These days, when you see a trailer for a movie, you can pretty much assume it was spawned from a book — this year alone saw more than 20 book-to-film adaptations. That’s why it’s shocking that they’ve missed some classics that could really spice up the Halloween season and blow audiences’ minds. Classics like …
There have, in fact, been many Dracula adaptations, and a lot of them are rather famous. That’s why it’s shocking that not a single one has been even close to the book. Sure, Nosferatu is a classic, but it totally misses the novel’s emphasis on technology. Even though it was written in 1897, Dracula has an innovative structure, jumping around to different characters’ points of view. Some chapters are their notes and diaries; some are ship logs; one character speaks his thoughts into a recording device. It was, for its time, a truly cinematic novel — think what a halfway decent filmmaker could do with it! Instead, we have films that ignore it or films that try to make Dracula into some tragic lovelorn hero.
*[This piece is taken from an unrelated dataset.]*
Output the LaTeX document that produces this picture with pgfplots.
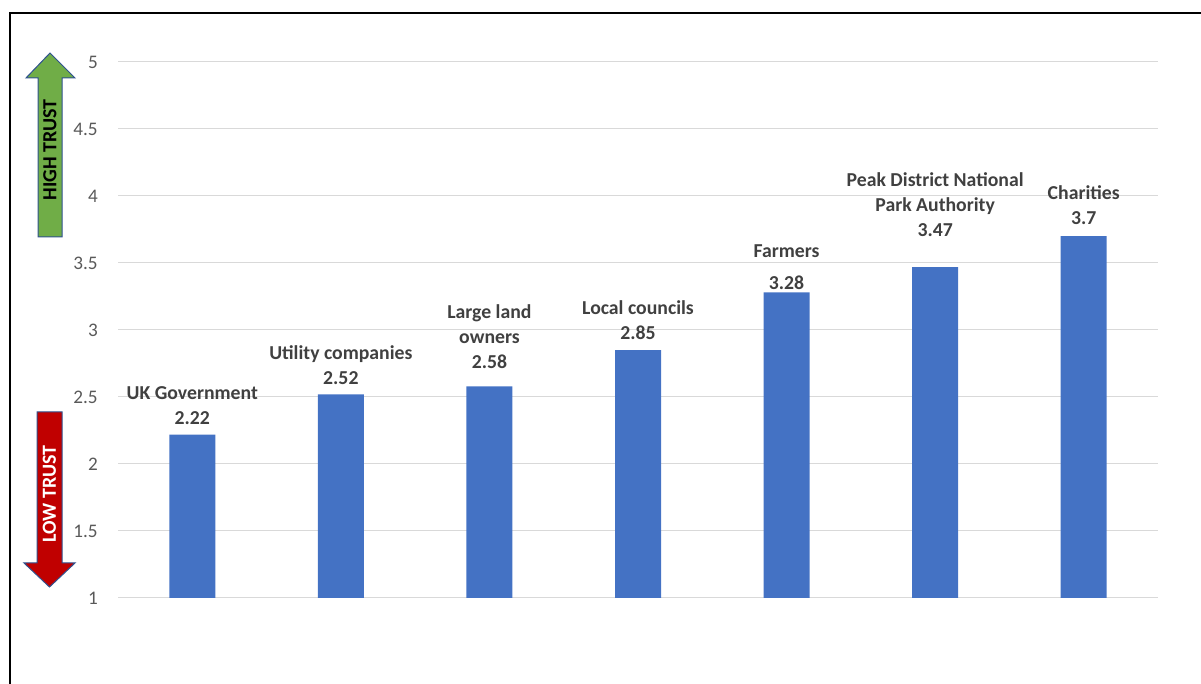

Other incarnations have given Dracula brides and children and cousins and neighbors (Dracula’s Daughter, Son of Dracula). Bram Stoker’s novel is innovative, with byzantine plotting, a cast of characters who include a cowboy, a vampire hunter, a resourceful modern Victorian woman, a tragic damsel in distress, a lawyer, a possessed guy, and a Dracula who is a terrifying lone wolf. Sherlock Holmes author Sir Arthur Conan Doyle wrote Bram Stoker a letter in which he said, “I write to tell you how very much I have enjoyed reading Dracula. I think it is the very best story of diablerie which I have read for many years.”
Sir Arthur Conan Doyle recognized it, but modern filmmakers keep fucking it up.
2. E.T.A. Hoffman’s “The Sandman”
No, wrong sandman — although Hoffmann was the first to give the Sandman from folklore a sinister spin, so every subsequent reference goes back to him.
This chilling 1816 short story, which you can and should read here, provoked Freud so much that he used it as an example in “The Uncanny”, his essay examining human fear. Although The Sandman is a short story, it has three distinct sections that just beg to be expanded upon as three acts in a film. It centers around Nathaniel, who is tormented by his childhood recollections of an alchemist who used to work with his father. He equates him with the figure of the Sandman who steals children’s eyes at night, and as the reader, you’re never sure if this guy really is a creep or if Nathaniel has an overactive imagination. As the story progresses, it gets stranger and stranger, complete with an automaton being passed as a human, a Stepford family, some good old-fashioned madness and murder, and a twisty enough plot to put peak M. Night Shyamalan to shame.
It would make a fascinating and chilling movie, and the story has a timeless quality, which would give a filmmaker plenty of room to stretch. But in spite of inspiring operas and ballets and references in works like Blade Runner, The League of Extraordinary Gentleman, and Neil Gaiman’s Sandman, Hoffmann’s “Sandman” has never actually been made into a feature film.
Every horror movie that has villains without defined motives owes to “A Good Man Is Hard To Find,” but the 1953 short story surpasses its imitators. Like many of the best horror stories, it’s a simple tale: a family driving in the South encounters an escaped convict called the Misfit, and things don’t go too well. The Misfit is chillingly polite and even-tempered as he terrorizes them; discussing manners and the Old South with an old Southern lady. Every movie with psychos who like to pair polite discussions with their motiveless murder can say thank you to Flannery O’Connor.
Filmmakers disillusioned by how many lousy movies make it onscreen needn’t look far for the next great Halloween chiller on your hands. A provocative thriller with an actual story is simply not that hard to find, if only you look in the right places.